Education crucial to prosperity - but how do we pay for it?Posted: October 03, 2012
Posted in: Breaking News, education
Knowledge Bureau Report readers do not dispute the value of education; it is the future - for our children and our country. And most agree that affordable post-secondary education is important if we are to have a world-class workforce and a vibrant economy. But not all agree Canada's overburdened taxpayer should bear the cost.
KBR's September poll noted that the pressure to increase university tuitions is growing if universities are to meet the cost of infrastructure and curriculum improvement. That would make university educations inaccessible for lower-income families. So, the poll asked, "Should university tuitions remain low in order to accommodate all students?”
Of the 129 readers who responded, a resounding 71% agreed university tuitions should remain low and accessible for lower-income families. But even among the 29% who voted "No,” their aim was not to deny lower-income families access to education but to find creative solutions to the growing cost of education.
Judging by the more than 70 comments left on the Knowledge Bureau website, readers link education and prosperity, both at an individual level and a national level. As Larry said: "Higher education leads to prosperity for our nation.”
And whether they are in the "Yes” camp or the "No” camp, readers believe no one should be denied an education because they don't have the money. As accounting professional Trenholme Lodge says: "Education is the country's future and should be available to all at a low cost. This country needs this approach.”
Zafar agrees: "We need an educated Canada and post-secondary education must be accessible by the poor.”
Adds another reader: "Of all the things that our governments waste money on, education is not one of them.

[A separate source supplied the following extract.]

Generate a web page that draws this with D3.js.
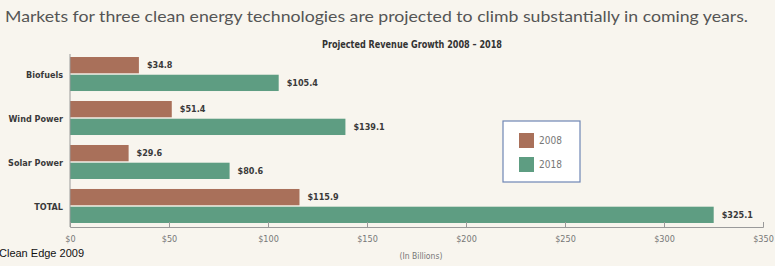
<!DOCTYPE html>
<html>
<head>
<meta charset="utf-8">
<script src="https://cdn.jsdelivr.net/npm/d3@7"></script>
<style>
  body { margin: 0; background: #f8f5ee; }
  svg { display: block; }
  text { font-family: "DejaVu Sans Condensed", "Open Sans", sans-serif; }
</style>
</head>
<body>
<svg id="chart"></svg>
<script>
// Chart data
const categories = ["Biofuels", "Wind Power", "Solar Power", "TOTAL"];
const years = ["2008", "2018"];
const values2008 = [34.8, 51.4, 29.6, 115.9];
const values2018 = [105.4, 139.1, 80.6, 325.1];
const xTicks = [0, 50, 100, 150, 200, 250, 300, 350];

const W = 775, H = 266;
const colors = {"2008": "#a9705a", "2018": "#5e9d82"};

const svg = d3.select("#chart").attr("width", W).attr("height", H);

svg.append("rect").attr("width", W).attr("height", H).attr("fill", "#f8f5ee");

const x = d3.scaleLinear().domain([0, 350]).range([70, 763]);

const y = d3.scaleBand()
    .domain(categories)
    .range([52, 228])
    .paddingInner(0.227)
    .paddingOuter(0.114);

const ySub = d3.scaleBand()
    .domain(years)
    .range([0, y.bandwidth()])
    .paddingInner(0.08);

const rows = categories.map((c, i) => ({cat: c, values: [
    {year: "2008", value: values2008[i]},
    {year: "2018", value: values2018[i]}
]}));

// title
svg.append("text")
    .attr("x", 5).attr("y", 22)
    .attr("font-size", 15)
    .attr("fill", "#555")
    .attr("textLength", 743).attr("lengthAdjust", "spacingAndGlyphs")
    .style("font-family", "Lato, \"Open Sans\", sans-serif")
    .text("Markets for three clean energy technologies are projected to climb substantially in coming years.");

svg.append("text")
    .attr("x", 322).attr("y", 48)
    .attr("font-size", 11).attr("font-weight", "bold")
    .attr("fill", "#333")
    .attr("textLength", 180).attr("lengthAdjust", "spacingAndGlyphs")
    .text("Projected Revenue Growth 2008 \u2013 2018");

// bars
const groups = svg.selectAll(".grp")
    .data(rows)
  .enter().append("g")
    .attr("class", "grp")
    .attr("transform", d => `translate(0,${y(d.cat)})`);

groups.selectAll("rect")
    .data(d => d.values)
  .enter().append("rect")
    .attr("x", x(0))
    .attr("y", d => ySub(d.year))
    .attr("width", d => x(d.value) - x(0))
    .attr("height", ySub.bandwidth())
    .attr("fill", d => colors[d.year]);

groups.selectAll(".val")
    .data(d => d.values)
  .enter().append("text")
    .attr("class", "val")
    .attr("x", d => x(d.value) + 8)
    .attr("y", d => ySub(d.year) + ySub.bandwidth() / 2)
    .attr("dy", "0.32em")
    .attr("font-size", 9).attr("font-weight", "bold")
    .attr("fill", "#3a3a3a")
    .text(d => "$" + d.value);

// category labels
svg.selectAll(".cat")
    .data(categories)
  .enter().append("text")
    .attr("class", "cat")
    .attr("x", 63)
    .attr("y", d => y(d) + y.bandwidth() / 2 + 1)
    .attr("dy", "0.32em")
    .attr("text-anchor", "end")
    .attr("font-size", 9).attr("font-weight", "bold")
    .attr("fill", "#3a3a3a")
    .text(d => d);

// axes
svg.append("line")
    .attr("x1", x(0)).attr("x2", x(0))
    .attr("y1", 54).attr("y2", 227)
    .attr("stroke", "#9a9a9a").attr("stroke-width", 1);

const xAxis = svg.append("g")
    .attr("transform", "translate(0,227)")
    .call(d3.axisBottom(x).tickValues(xTicks).tickSize(-5).tickPadding(9).tickFormat(d => "$" + d));
xAxis.select(".domain").attr("stroke", "#9a9a9a");
xAxis.selectAll(".tick line").attr("stroke", "#9a9a9a");
xAxis.selectAll(".tick text")
    .attr("font-size", 9)
    .attr("fill", "#777")
    .style("font-family", "\"DejaVu Sans Condensed\", sans-serif");

svg.append("text")
    .attr("x", 421).attr("y", 259)
    .attr("text-anchor", "middle")
    .attr("font-size", 8.5)
    .attr("fill", "#777")
    .text("(In Billions)");

// legend
const legend = svg.append("g").attr("transform", "translate(503,121)");
legend.append("rect")
    .attr("width", 77).attr("height", 61)
    .attr("fill", "#ffffff")
    .attr("stroke", "#6f86b5").attr("stroke-width", 1.2);
years.forEach((yr, i) => {
    legend.append("rect")
        .attr("x", 16).attr("y", 12 + i * 24)
        .attr("width", 15).attr("height", 15)
        .attr("fill", colors[yr]);
    legend.append("text")
        .attr("x", 36).attr("y", 20 + i * 24)
        .attr("dy", "0.32em")
        .attr("font-size", 10)
        .attr("fill", "#777")
        .text(yr);
});

// source
svg.append("text")
    .attr("x", -1).attr("y", 257)
    .attr("font-size", 11)
    .attr("fill", "#111")
    .style("font-family", "\"Liberation Sans\", Arial, sans-serif")
    .text("Clean Edge 2009");
</script>
</body>
</html>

We need all children to be able to receive a good education and not have the barriers of high tuition costs keep them from pursuing their dreams.”
No one disagrees with that sentiment; the greater concern is how we, as a society, pay the growing cost of post-secondary education. "The taxpayers can only afford so much,” says a reader from the "No” camp, "and we already do subsidize post-secondary education.”
As Beatrice Grant put it: "We live in a world today that cannot continue to subsidize and put governments in the red. We have to pay as we go along — and this goes for students in university.”
Some readers suggested that one answer is to cut administrative costs, and some perceived professors are paid too much while some believe that if we want to attract top-notch professors, universities need to pay them more. Many believe there should be more merit-based scholarships and grants that will help students shoulder the cost of a university education. And some mentioned the value of programs that blend paid work and university attendance.
Another solution, said other readers: make student loans more accessible by raising the family-income ceiling for loans and by lowering the amount of interest changed on the loans.
Dave McGruer suggested something more radical: "Universities should be cut loose from government controls so they can flourish on merit and in economic reality. Competition will ensure quality and allow for different cost models to flourish.”
Whether education is free or low-cost, readers agree it should be universally accessible. The quandary is just how to deliver high-quality education that is affordable.